====== DATA SECTION

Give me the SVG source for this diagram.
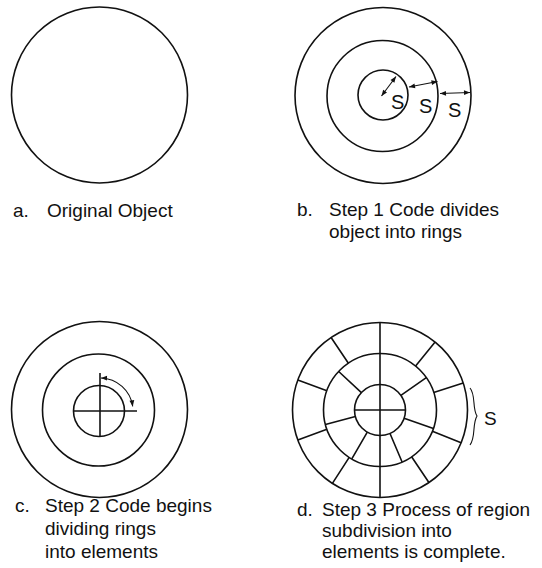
<svg xmlns="http://www.w3.org/2000/svg" width="542" height="568" viewBox="0 0 542 568">
<style>
.ln{fill:none;stroke:#111;stroke-width:1.6}
.ar{fill:none;stroke:#111;stroke-width:1.1}
.tx{font-family:"Liberation Sans",Arial,sans-serif;font-size:19px;fill:#111}
</style>
<defs>
<marker id="ah" viewBox="0 0 10 10" refX="10" refY="5" markerWidth="7" markerHeight="6" markerUnits="userSpaceOnUse" orient="auto-start-reverse">
<path d="M0,1 L10,5 L0,9 z" fill="#111"/>
</marker>
</defs>
<rect width="542" height="568" fill="#fff"/>

<g id="panel-a">
<circle class="ln" cx="99.5" cy="95" r="88"/>
<text class="tx" x="13" y="217">a.</text>
<text class="tx" x="47" y="217">Original Object</text>
</g>

<g id="panel-b">
<circle class="ln" cx="383" cy="95.5" r="88"/>
<circle class="ln" cx="382.5" cy="96" r="55.5"/>
<circle class="ln" cx="383" cy="95" r="25"/>
<text class="tx" x="391" y="109" style="font-size:20px">S</text>
<text class="tx" x="419" y="113" style="font-size:20px">S</text>
<text class="tx" x="448" y="117" style="font-size:20px">S</text>
<text class="tx" x="297" y="216">b.</text>
<text class="tx" x="329" y="216">Step 1 Code divides</text>
<text class="tx" x="329" y="238">object into rings</text>
</g>

<g id="panel-c">
<circle class="ln" cx="99.5" cy="409.5" r="88"/>
<circle class="ln" cx="98.5" cy="410" r="56"/>
<circle class="ln" cx="99" cy="411" r="25.5"/>
<line class="ln" x1="74" y1="411" x2="137" y2="411"/>
<line class="ln" x1="100" y1="373" x2="100" y2="436.5"/>
<text class="tx" x="15" y="512">c.</text>
<text class="tx" x="45" y="512">Step 2 Code begins</text>
<text class="tx" x="45" y="535">dividing rings</text>
<text class="tx" x="45" y="558">into elements</text>
</g>

<g id="panel-d">
<circle class="ln" cx="380" cy="410" r="87.5"/>
<circle class="ln" cx="380" cy="410" r="56.5"/>
<circle class="ln" cx="380" cy="410" r="25.5"/>
<line class="ln" x1="380" y1="322.5" x2="380" y2="497.5"/>
<line class="ln" x1="354.5" y1="410" x2="405.5" y2="410"/>
<path class="ln" d="M400.9,395.4 L426.3,377.6 M404.1,418.3 L433.4,428.4 M390,433.5 L402.1,462 M367.3,432.1 L351.8,458.9 M355.4,416.6 L325.4,424.6 M361.4,392.6 L338.7,371.5"/>
<path class="ln" d="M415.6,366.1 L435.1,342 M433.7,392.5 L463.2,383 M432.4,431.2 L461.1,442.8 M411.6,456.8 L428.9,482.5 M349.2,457.4 L332.4,483.4 M326.9,429.3 L297.8,439.9 M326.9,390.7 L297.8,380.1 M348.4,363.2 L331.1,337.5"/>
<path class="ar" d="M470,388 C476,395 472,408 477,416 C472,424 476,437 470,445"/>
<text class="tx" x="484" y="425">S</text>
<text class="tx" x="297" y="516">d.</text>
<text class="tx" x="322" y="516">Step 3 Process of region</text>
<text class="tx" x="322" y="537">subdivision into</text>
<text class="tx" x="322" y="558">elements is complete.</text>
</g>

<g id="connectors">
<line class="ar" x1="381.5" y1="96" x2="396" y2="76.5" marker-start="url(#ah)" marker-end="url(#ah)"/>
<line class="ar" x1="409" y1="87" x2="437.5" y2="81.5" marker-start="url(#ah)" marker-end="url(#ah)"/>
<line class="ar" x1="440" y1="93.5" x2="470" y2="92.5" marker-start="url(#ah)" marker-end="url(#ah)"/>
<path class="ar" d="M101,378 A33,33 0 0 1 132.7,406.4" marker-start="url(#ah)" marker-end="url(#ah)"/>
</g>
</svg>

============

- _PROBLEM DESCRIPTION_: Do not copy the pictures, but repeat every line exactly.

- _EXERCISE ANSWER_:
Give me the SVG source for this diagram.
<svg xmlns="http://www.w3.org/2000/svg" width="542" height="568" viewBox="0 0 542 568">
<style>
.ln{fill:none;stroke:#111;stroke-width:1.6}
.ar{fill:none;stroke:#111;stroke-width:1.1}
.tx{font-family:"Liberation Sans",Arial,sans-serif;font-size:19px;fill:#111}
</style>
<defs>
<marker id="ah" viewBox="0 0 10 10" refX="10" refY="5" markerWidth="7" markerHeight="6" markerUnits="userSpaceOnUse" orient="auto-start-reverse">
<path d="M0,1 L10,5 L0,9 z" fill="#111"/>
</marker>
</defs>
<rect width="542" height="568" fill="#fff"/>

<g id="panel-a">
<circle class="ln" cx="99.5" cy="95" r="88"/>
<text class="tx" x="13" y="217">a.</text>
<text class="tx" x="47" y="217">Original Object</text>
</g>

<g id="panel-b">
<circle class="ln" cx="383" cy="95.5" r="88"/>
<circle class="ln" cx="382.5" cy="96" r="55.5"/>
<circle class="ln" cx="383" cy="95" r="25"/>
<text class="tx" x="391" y="109" style="font-size:20px">S</text>
<text class="tx" x="419" y="113" style="font-size:20px">S</text>
<text class="tx" x="448" y="117" style="font-size:20px">S</text>
<text class="tx" x="297" y="216">b.</text>
<text class="tx" x="329" y="216">Step 1 Code divides</text>
<text class="tx" x="329" y="238">object into rings</text>
</g>

<g id="panel-c">
<circle class="ln" cx="99.5" cy="409.5" r="88"/>
<circle class="ln" cx="98.5" cy="410" r="56"/>
<circle class="ln" cx="99" cy="411" r="25.5"/>
<line class="ln" x1="74" y1="411" x2="137" y2="411"/>
<line class="ln" x1="100" y1="373" x2="100" y2="436.5"/>
<text class="tx" x="15" y="512">c.</text>
<text class="tx" x="45" y="512">Step 2 Code begins</text>
<text class="tx" x="45" y="535">dividing rings</text>
<text class="tx" x="45" y="558">into elements</text>
</g>

<g id="panel-d">
<circle class="ln" cx="380" cy="410" r="87.5"/>
<circle class="ln" cx="380" cy="410" r="56.5"/>
<circle class="ln" cx="380" cy="410" r="25.5"/>
<line class="ln" x1="380" y1="322.5" x2="380" y2="497.5"/>
<line class="ln" x1="354.5" y1="410" x2="405.5" y2="410"/>
<path class="ln" d="M400.9,395.4 L426.3,377.6 M404.1,418.3 L433.4,428.4 M390,433.5 L402.1,462 M367.3,432.1 L351.8,458.9 M355.4,416.6 L325.4,424.6 M361.4,392.6 L338.7,371.5"/>
<path class="ln" d="M415.6,366.1 L435.1,342 M433.7,392.5 L463.2,383 M432.4,431.2 L461.1,442.8 M411.6,456.8 L428.9,482.5 M349.2,457.4 L332.4,483.4 M326.9,429.3 L297.8,439.9 M326.9,390.7 L297.8,380.1 M348.4,363.2 L331.1,337.5"/>
<path class="ar" d="M470,388 C476,395 472,408 477,416 C472,424 476,437 470,445"/>
<text class="tx" x="484" y="425">S</text>
<text class="tx" x="297" y="516">d.</text>
<text class="tx" x="322" y="516">Step 3 Process of region</text>
<text class="tx" x="322" y="537">subdivision into</text>
<text class="tx" x="322" y="558">elements is complete.</text>
</g>

<g id="connectors">
<line class="ar" x1="381.5" y1="96" x2="396" y2="76.5" marker-start="url(#ah)" marker-end="url(#ah)"/>
<line class="ar" x1="409" y1="87" x2="437.5" y2="81.5" marker-start="url(#ah)" marker-end="url(#ah)"/>
<line class="ar" x1="440" y1="93.5" x2="470" y2="92.5" marker-start="url(#ah)" marker-end="url(#ah)"/>
<path class="ar" d="M101,378 A33,33 0 0 1 132.7,406.4" marker-start="url(#ah)" marker-end="url(#ah)"/>
</g>
</svg>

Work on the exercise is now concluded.